Bank junction in the City could be closed to cars as soon as next year, the City of London Corporation has revealed, as planners push ahead with plans for a part pedestrianisation of the infamously busy crossroad.

Under the proposals, which will be voted on at the end of this month, all cars, taxis and motorbikes would be banned from cross at the junction outside the Bank of England, helping to cut traffic, pollution and reduce the road accidents that take place every year.

Read more: It's time to stop Bank Junction being dysfunctional

Bank is London’s third busiest Underground station, with more than 100,000 passing through in the morning between 7am and 10am.

At its busiest hour at 8am, there are more the 18,000 people cross the junction on foot, 4,500 people travelling by bus and 1,600 people travelling by motor vehicles – which is equal to the number of cyclists.

“Bank is surrounded by wonderful buildings and yet it is an appalling place,” Iain Simmons, assistant director in the City of London’s built environment department, told journalists.

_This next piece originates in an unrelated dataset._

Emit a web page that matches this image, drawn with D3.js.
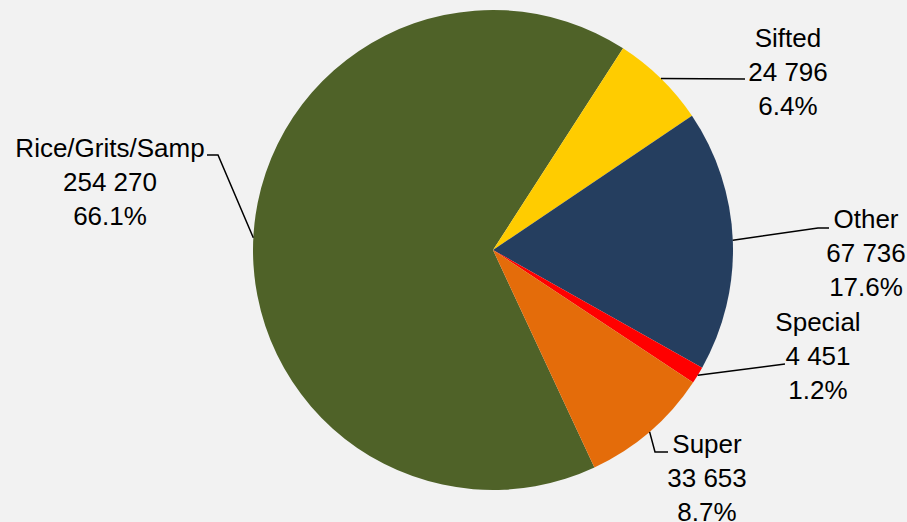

Calls for a redesign of the junction, where six main roads meet, have grown louder this year after a young PwC employee Ying Tao was killed while cycling. She is the second person to die at Bank over the last five years. Overall, there have been 105 collisions between 2009 and 2014, and 118 casualties.

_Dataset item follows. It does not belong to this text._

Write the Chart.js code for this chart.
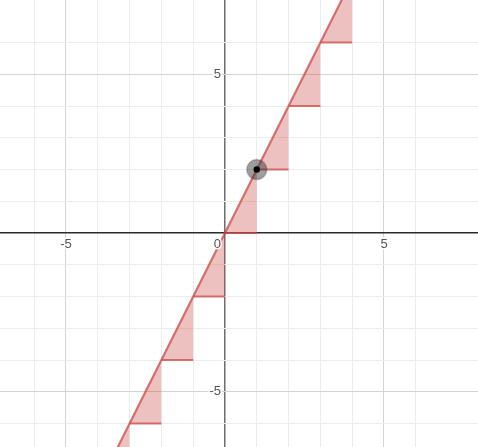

The Corporation’s Streets & Walkways Sub-Committee will vote on 30 November on whether to approve the process, which would be temporary until plans for a redesign of the crossroads are finalised, with the aim of permanently shutting it to cars.

Over the last two years, the Corporation has analysed various different option and found that the entire closure of Bank to motorised vehicles between peak hours of 7am and 7pm remained one of the best options. Plans will be presented to Transport for London for approval in the Spring of next year, with the aim to start building the £4-6m project by 2018.